Dedikodu iş yerinde huzursuzluk yaratır. Çatışmaları, stresi arttırır. Bu nedenle baş edilmesi gereken bir sorundur. Şimdi artan sosyal medya, internet, mailler, bloglar nedeni ile kontrolü daha da zorlaşmıştır. Ama görev yöneticilerindir. Ancak yönetici dedikodudan besleniyor ve dinliyorsa ona dedikodu taşıyan çok olacaktır. Bir de yönetici dedikodulara karşılık olarak çalışanları hakkında başka çalışanlarına bir şeyler söylüyorsa dedikoduyu önlemek yerine körüklüyor olur. Dedikoduyu önlemek için yönetimin açık olması, bilgilerin doğru verilerek fısıltıya olanak bırakılmaması ilk şarttır. Dedikoduların verdiği zararlar genel olarak çalışanlara anlatılmalı ve kurallar açık belirtilmelidir. Buna rağmen dedikoduyu sürdürenlerle açıkça konuşmak, uyarmak gerekir. Yüzleşme önemlidir. Yine işe yaramazsa kınama, iş mekanı değişikliği yapılabilir. Son karar gerekirse başka elemanları kaybetmemek ve iş yeri ruh sağlığı, verimi için dedikodu yapan çalışanla yolları ayırmak olur.
Bu en eski iletişim yöntemini, büyük organizasyonlar da hala kullanmaktır. Bazen olumlu bazen olumsuz etkilerinden yararlanılır. Bir yalan öykü, bir söylenti ve bunların yayılan dedikodusuyla yerini kaybeden liderler, politikacılar tarihin yaprakları arasında bulunabilir. Yine aynı yapraklarda kargaşaya sürüklenmiş toplum öyküleri de bulabilirsiniz. Biraz derine inince görürsünüz ki, her şey bir söylentiyle başlamıştır. Bir bankanın batacağı söylentisini yayabilirseniz, yok edebilirsiniz. Tıpkı hiç güvenli olmayanını tersine bir söylenti ile baş tacı yapabileceğiniz gibi. Bireyden başlayıp, topluma yayılan dünyanın akışını etkileme gücü olan bir silah olabilir.

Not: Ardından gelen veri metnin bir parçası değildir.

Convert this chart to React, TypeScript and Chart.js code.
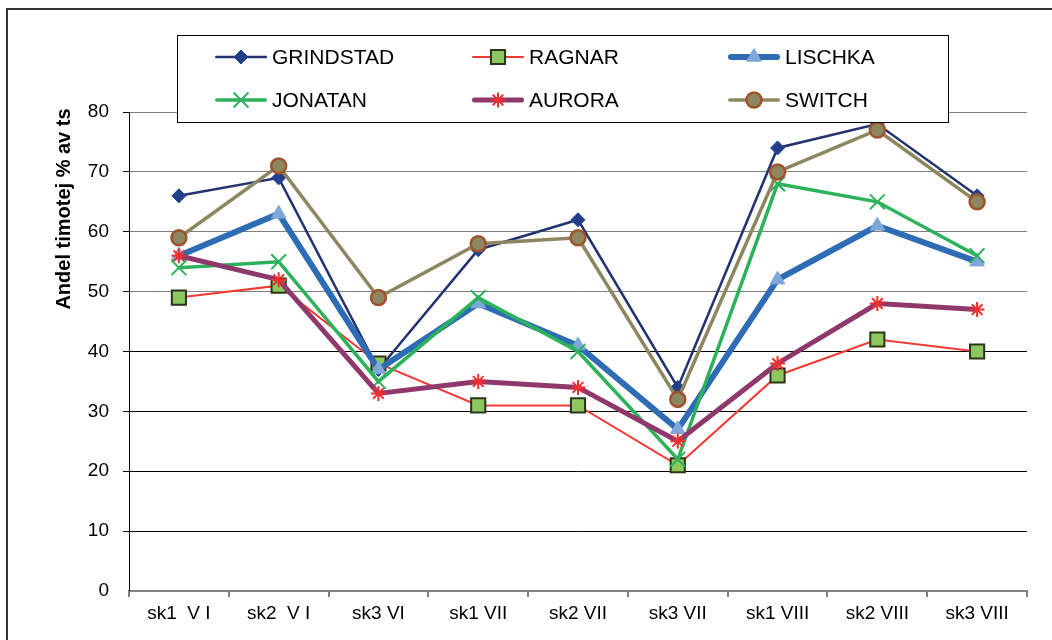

Batışa gitmese de büyük maddi zararlara ve imaj kaybına uğrayan, dedikoduları düzeltmek için çalışan şirketler yakın tarihimizde var.
Dedikodu tehlikeli ve zor bir silahtır. Çünkü öncelikle dedikodu yapabileceğiniz diğerleri gerekir. Onları bulduğunuzda dedikodu birden size dönen bir silah haline gelebilir. Çünkü o her zaman kazananla kaybeden arasındaki bağdır.